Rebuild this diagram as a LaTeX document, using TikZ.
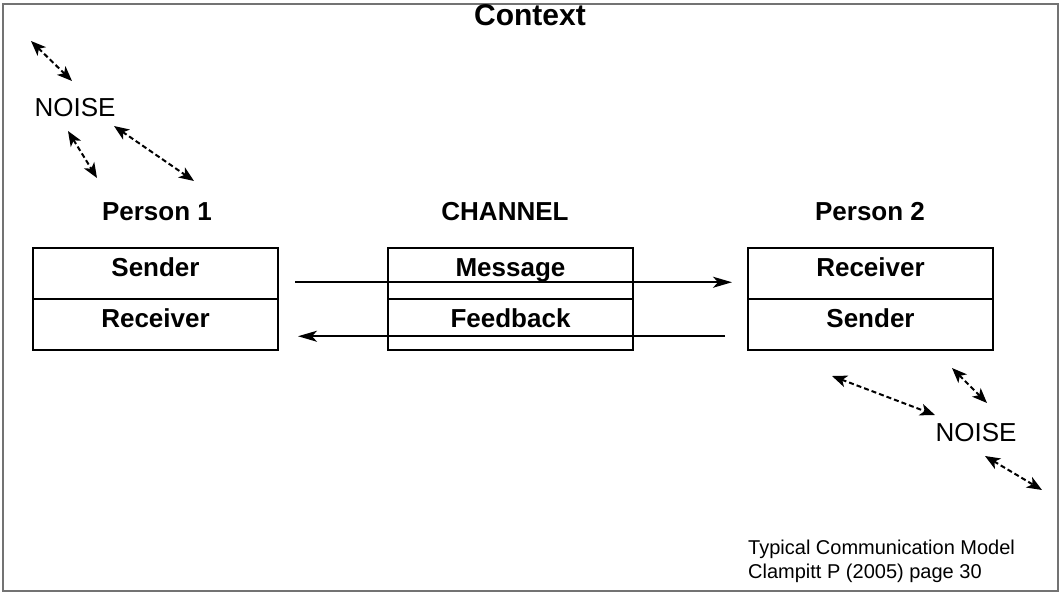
\documentclass[tikz,border=0pt]{standalone}
\usepackage{fontspec}
\setmainfont{Liberation Sans}
\usetikzlibrary{arrows.meta, positioning}

\begin{document}
\begin{tikzpicture}[
    x=1pt, y=-1pt,
    cell/.style={draw, line width=2pt, minimum width=245pt, minimum height=51pt, inner sep=0pt, outer sep=0pt, text height=19pt, text depth=14pt, font=\fontsize{26}{30}\selectfont\bfseries},
    heading/.style={font=\fontsize{26}{30}\selectfont\bfseries},
    noise/.style={font=\fontsize{26}{30}\selectfont},
    flow/.style={-{Stealth[length=19pt, width=11pt, inset=5pt]}, line width=2pt},
    noisearrow/.style={{Stealth[length=15pt, width=12pt, inset=4pt]}-{Stealth[length=15pt, width=12pt, inset=4pt]}, line width=2pt, dash pattern=on 5pt off 3pt}
]
\useasboundingbox (0,0) rectangle (1061,594);

% Frame
\draw[black!55, line width=2pt] (3,4) rectangle (1058,591);
\node (context) [font=\fontsize{30}{34}\selectfont\bfseries] at (530,15) {Context};

% Person 1
\node (p1sender) [cell] at (155.5,273.75) {Sender};
\node (p1receiver) [cell, below=0pt of p1sender] {Receiver};
\node (person1) [heading] at (157,212) {Person 1};

% Channel
\node (chmsg) [cell] at (510.5,273.75) {Message};
\node (chfb) [cell, below=0pt of chmsg] {Feedback};
\node (channel) [heading] at (505,212) {CHANNEL};

% Person 2
\node (p2receiver) [cell] at (870.5,273.75) {Receiver};
\node (p2sender) [cell, below=0pt of p2receiver] {Sender};
\node (person2) [heading] at (870,212) {Person 2};

% Arrows
\draw [flow, shorten <=17pt, shorten >=16pt] ([yshift=-8.5pt]p1sender.east) -- ([yshift=-8.5pt]p2receiver.west);
\draw [flow, shorten <=23pt, shorten >=20pt] ([yshift=-11.5pt]p2sender.west) -- ([yshift=-11.5pt]p1receiver.east);

% Noise (left)
\node (noise1) [noise] at (75,108) {NOISE};
\coordinate (n1a) at (31,41);   \coordinate (n1b) at (72,81);
\coordinate (n1c) at (68,131);  \coordinate (n1d) at (97,178);
\coordinate (n1e) at (114,126); \coordinate (n1f) at (194,181);
\draw [noisearrow] (n1a) -- (n1b);
\draw [noisearrow] (n1c) -- (n1d);
\draw [noisearrow] (n1e) -- (n1f);

% Noise (right)
\node (noise2) [noise] at (976,433) {NOISE};
\coordinate (n2a) at (832,376); \coordinate (n2b) at (935,415);
\coordinate (n2c) at (952,368); \coordinate (n2d) at (987,403);
\coordinate (n2e) at (985,456); \coordinate (n2f) at (1042,490);
\draw [noisearrow] (n2a) -- (n2b);
\draw [noisearrow] (n2c) -- (n2d);
\draw [noisearrow] (n2e) -- (n2f);

% Source
\node (source) [anchor=north west, inner sep=0pt, align=left, font=\fontsize{20}{24}\selectfont] at (748,540) {Typical Communication Model\\Clampitt P (2005) page 30};

\end{tikzpicture}
\end{document}
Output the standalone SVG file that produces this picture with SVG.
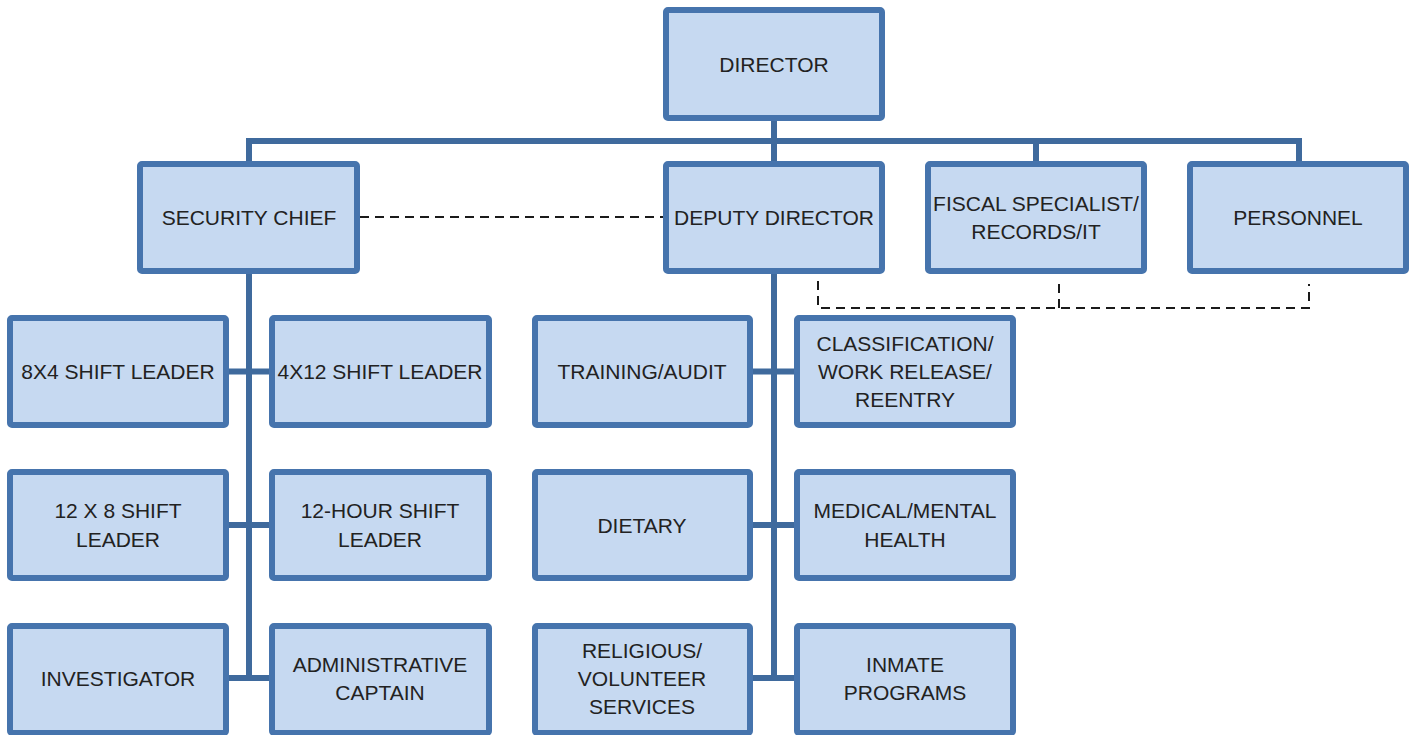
<svg xmlns="http://www.w3.org/2000/svg" width="1417" height="735" viewBox="0 0 1417 735">
<style>
.box{fill:#c6d9f1;stroke:#4674ad;stroke-width:6}
.t{font-family:"Liberation Sans",Arial,sans-serif;font-size:21px;fill:#222;text-anchor:middle}
.ln{stroke:#3f6a9d;stroke-width:6;fill:none}
.dash{stroke:#1a1a1a;stroke-width:2;stroke-dasharray:9 6;fill:none}
</style>
<rect width="1417" height="735" fill="#ffffff"/>
<g id="connectors">
<path class="ln" d="M774 121V161M249 141H1299M249 138V161M1036 138V161M1299 138V161"/>
<path class="ln" d="M249 274V678M229 371.5H270M229 525H270M229 678H270"/>
<path class="ln" d="M774 274V678M753 371.5H795M753 525H795M753 678H795"/>
<path class="dash" d="M360 217H664"/>
<path class="dash" d="M818 281V308H1309V284M1059 284V308"/>
</g>
<g id="director"><rect class="box" x="666" y="10" width="216" height="108" rx="2"/><text class="t" x="774" y="71.5">DIRECTOR</text></g>
<g id="security-chief"><rect class="box" x="140" y="164" width="217" height="107" rx="2"/><text class="t" x="249" y="224.5">SECURITY CHIEF</text></g>
<g id="deputy-director"><rect class="box" x="666" y="164" width="216" height="107" rx="2"/><text class="t" x="774" y="224.5">DEPUTY DIRECTOR</text></g>
<g id="fiscal"><rect class="box" x="928" y="164" width="216" height="107" rx="2"/><text class="t" x="1036" y="210.5">FISCAL SPECIALIST/</text><text class="t" x="1036" y="238.5">RECORDS/IT</text></g>
<g id="personnel"><rect class="box" x="1190" y="164" width="216" height="107" rx="2"/><text class="t" x="1298" y="224.5">PERSONNEL</text></g>
<g id="shift-8x4"><rect class="box" x="10" y="318" width="216" height="107" rx="2"/><text class="t" x="118" y="378.5">8X4 SHIFT LEADER</text></g>
<g id="shift-4x12"><rect class="box" x="272" y="318" width="217" height="107" rx="2"/><text class="t" x="380" y="378.5">4X12 SHIFT LEADER</text></g>
<g id="training"><rect class="box" x="535" y="318" width="215" height="107" rx="2"/><text class="t" x="642" y="378.5">TRAINING/AUDIT</text></g>
<g id="classification"><rect class="box" x="797" y="318" width="216" height="107" rx="2"/><text class="t" x="905" y="350.5">CLASSIFICATION/</text><text class="t" x="905" y="378.5">WORK RELEASE/</text><text class="t" x="905" y="406.5">REENTRY</text></g>
<g id="shift-12x8"><rect class="box" x="10" y="472" width="216" height="106" rx="2"/><text class="t" x="118" y="517.5">12 X 8 SHIFT</text><text class="t" x="118" y="546.5">LEADER</text></g>
<g id="shift-12hour"><rect class="box" x="272" y="472" width="217" height="106" rx="2"/><text class="t" x="380" y="517.5">12-HOUR SHIFT</text><text class="t" x="380" y="546.5">LEADER</text></g>
<g id="dietary"><rect class="box" x="535" y="472" width="215" height="106" rx="2"/><text class="t" x="642" y="532.5">DIETARY</text></g>
<g id="medical"><rect class="box" x="797" y="472" width="216" height="106" rx="2"/><text class="t" x="905" y="517.5">MEDICAL/MENTAL</text><text class="t" x="905" y="546.5">HEALTH</text></g>
<g id="investigator"><rect class="box" x="10" y="626" width="216" height="107" rx="2"/><text class="t" x="118" y="685.5">INVESTIGATOR</text></g>
<g id="admin-captain"><rect class="box" x="272" y="626" width="217" height="107" rx="2"/><text class="t" x="380" y="671.5">ADMINISTRATIVE</text><text class="t" x="380" y="699.5">CAPTAIN</text></g>
<g id="religious"><rect class="box" x="535" y="626" width="215" height="107" rx="2"/><text class="t" x="642" y="657.5">RELIGIOUS/</text><text class="t" x="642" y="685.5">VOLUNTEER</text><text class="t" x="642" y="713.5">SERVICES</text></g>
<g id="inmate-programs"><rect class="box" x="797" y="626" width="216" height="107" rx="2"/><text class="t" x="905" y="671.5">INMATE</text><text class="t" x="905" y="699.5">PROGRAMS</text></g>
</svg>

********************

■ Task details ■
Write the full listing out again with every line unchanged, but include no pictures.

■ Task output ■
Rebuild this diagram as a LaTeX document, using TikZ.
\documentclass[tikz,border=0pt]{standalone}
\usepackage{fontspec}
\setmainfont{Liberation Sans}
\usetikzlibrary{arrows.meta, positioning}

\begin{document}
\begin{tikzpicture}[
    x=1pt, y=-1pt,
    cell/.style={draw, line width=2pt, minimum width=245pt, minimum height=51pt, inner sep=0pt, outer sep=0pt, text height=19pt, text depth=14pt, font=\fontsize{26}{30}\selectfont\bfseries},
    heading/.style={font=\fontsize{26}{30}\selectfont\bfseries},
    noise/.style={font=\fontsize{26}{30}\selectfont},
    flow/.style={-{Stealth[length=19pt, width=11pt, inset=5pt]}, line width=2pt},
    noisearrow/.style={{Stealth[length=15pt, width=12pt, inset=4pt]}-{Stealth[length=15pt, width=12pt, inset=4pt]}, line width=2pt, dash pattern=on 5pt off 3pt}
]
\useasboundingbox (0,0) rectangle (1061,594);

% Frame
\draw[black!55, line width=2pt] (3,4) rectangle (1058,591);
\node (context) [font=\fontsize{30}{34}\selectfont\bfseries] at (530,15) {Context};

% Person 1
\node (p1sender) [cell] at (155.5,273.75) {Sender};
\node (p1receiver) [cell, below=0pt of p1sender] {Receiver};
\node (person1) [heading] at (157,212) {Person 1};

% Channel
\node (chmsg) [cell] at (510.5,273.75) {Message};
\node (chfb) [cell, below=0pt of chmsg] {Feedback};
\node (channel) [heading] at (505,212) {CHANNEL};

% Person 2
\node (p2receiver) [cell] at (870.5,273.75) {Receiver};
\node (p2sender) [cell, below=0pt of p2receiver] {Sender};
\node (person2) [heading] at (870,212) {Person 2};

% Arrows
\draw [flow, shorten <=17pt, shorten >=16pt] ([yshift=-8.5pt]p1sender.east) -- ([yshift=-8.5pt]p2receiver.west);
\draw [flow, shorten <=23pt, shorten >=20pt] ([yshift=-11.5pt]p2sender.west) -- ([yshift=-11.5pt]p1receiver.east);

% Noise (left)
\node (noise1) [noise] at (75,108) {NOISE};
\coordinate (n1a) at (31,41);   \coordinate (n1b) at (72,81);
\coordinate (n1c) at (68,131);  \coordinate (n1d) at (97,178);
\coordinate (n1e) at (114,126); \coordinate (n1f) at (194,181);
\draw [noisearrow] (n1a) -- (n1b);
\draw [noisearrow] (n1c) -- (n1d);
\draw [noisearrow] (n1e) -- (n1f);

% Noise (right)
\node (noise2) [noise] at (976,433) {NOISE};
\coordinate (n2a) at (832,376); \coordinate (n2b) at (935,415);
\coordinate (n2c) at (952,368); \coordinate (n2d) at (987,403);
\coordinate (n2e) at (985,456); \coordinate (n2f) at (1042,490);
\draw [noisearrow] (n2a) -- (n2b);
\draw [noisearrow] (n2c) -- (n2d);
\draw [noisearrow] (n2e) -- (n2f);

% Source
\node (source) [anchor=north west, inner sep=0pt, align=left, font=\fontsize{20}{24}\selectfont] at (748,540) {Typical Communication Model\\Clampitt P (2005) page 30};

\end{tikzpicture}
\end{document}
Output the standalone SVG file that produces this picture with SVG.
<svg xmlns="http://www.w3.org/2000/svg" width="1417" height="735" viewBox="0 0 1417 735">
<style>
.box{fill:#c6d9f1;stroke:#4674ad;stroke-width:6}
.t{font-family:"Liberation Sans",Arial,sans-serif;font-size:21px;fill:#222;text-anchor:middle}
.ln{stroke:#3f6a9d;stroke-width:6;fill:none}
.dash{stroke:#1a1a1a;stroke-width:2;stroke-dasharray:9 6;fill:none}
</style>
<rect width="1417" height="735" fill="#ffffff"/>
<g id="connectors">
<path class="ln" d="M774 121V161M249 141H1299M249 138V161M1036 138V161M1299 138V161"/>
<path class="ln" d="M249 274V678M229 371.5H270M229 525H270M229 678H270"/>
<path class="ln" d="M774 274V678M753 371.5H795M753 525H795M753 678H795"/>
<path class="dash" d="M360 217H664"/>
<path class="dash" d="M818 281V308H1309V284M1059 284V308"/>
</g>
<g id="director"><rect class="box" x="666" y="10" width="216" height="108" rx="2"/><text class="t" x="774" y="71.5">DIRECTOR</text></g>
<g id="security-chief"><rect class="box" x="140" y="164" width="217" height="107" rx="2"/><text class="t" x="249" y="224.5">SECURITY CHIEF</text></g>
<g id="deputy-director"><rect class="box" x="666" y="164" width="216" height="107" rx="2"/><text class="t" x="774" y="224.5">DEPUTY DIRECTOR</text></g>
<g id="fiscal"><rect class="box" x="928" y="164" width="216" height="107" rx="2"/><text class="t" x="1036" y="210.5">FISCAL SPECIALIST/</text><text class="t" x="1036" y="238.5">RECORDS/IT</text></g>
<g id="personnel"><rect class="box" x="1190" y="164" width="216" height="107" rx="2"/><text class="t" x="1298" y="224.5">PERSONNEL</text></g>
<g id="shift-8x4"><rect class="box" x="10" y="318" width="216" height="107" rx="2"/><text class="t" x="118" y="378.5">8X4 SHIFT LEADER</text></g>
<g id="shift-4x12"><rect class="box" x="272" y="318" width="217" height="107" rx="2"/><text class="t" x="380" y="378.5">4X12 SHIFT LEADER</text></g>
<g id="training"><rect class="box" x="535" y="318" width="215" height="107" rx="2"/><text class="t" x="642" y="378.5">TRAINING/AUDIT</text></g>
<g id="classification"><rect class="box" x="797" y="318" width="216" height="107" rx="2"/><text class="t" x="905" y="350.5">CLASSIFICATION/</text><text class="t" x="905" y="378.5">WORK RELEASE/</text><text class="t" x="905" y="406.5">REENTRY</text></g>
<g id="shift-12x8"><rect class="box" x="10" y="472" width="216" height="106" rx="2"/><text class="t" x="118" y="517.5">12 X 8 SHIFT</text><text class="t" x="118" y="546.5">LEADER</text></g>
<g id="shift-12hour"><rect class="box" x="272" y="472" width="217" height="106" rx="2"/><text class="t" x="380" y="517.5">12-HOUR SHIFT</text><text class="t" x="380" y="546.5">LEADER</text></g>
<g id="dietary"><rect class="box" x="535" y="472" width="215" height="106" rx="2"/><text class="t" x="642" y="532.5">DIETARY</text></g>
<g id="medical"><rect class="box" x="797" y="472" width="216" height="106" rx="2"/><text class="t" x="905" y="517.5">MEDICAL/MENTAL</text><text class="t" x="905" y="546.5">HEALTH</text></g>
<g id="investigator"><rect class="box" x="10" y="626" width="216" height="107" rx="2"/><text class="t" x="118" y="685.5">INVESTIGATOR</text></g>
<g id="admin-captain"><rect class="box" x="272" y="626" width="217" height="107" rx="2"/><text class="t" x="380" y="671.5">ADMINISTRATIVE</text><text class="t" x="380" y="699.5">CAPTAIN</text></g>
<g id="religious"><rect class="box" x="535" y="626" width="215" height="107" rx="2"/><text class="t" x="642" y="657.5">RELIGIOUS/</text><text class="t" x="642" y="685.5">VOLUNTEER</text><text class="t" x="642" y="713.5">SERVICES</text></g>
<g id="inmate-programs"><rect class="box" x="797" y="626" width="216" height="107" rx="2"/><text class="t" x="905" y="671.5">INMATE</text><text class="t" x="905" y="699.5">PROGRAMS</text></g>
</svg>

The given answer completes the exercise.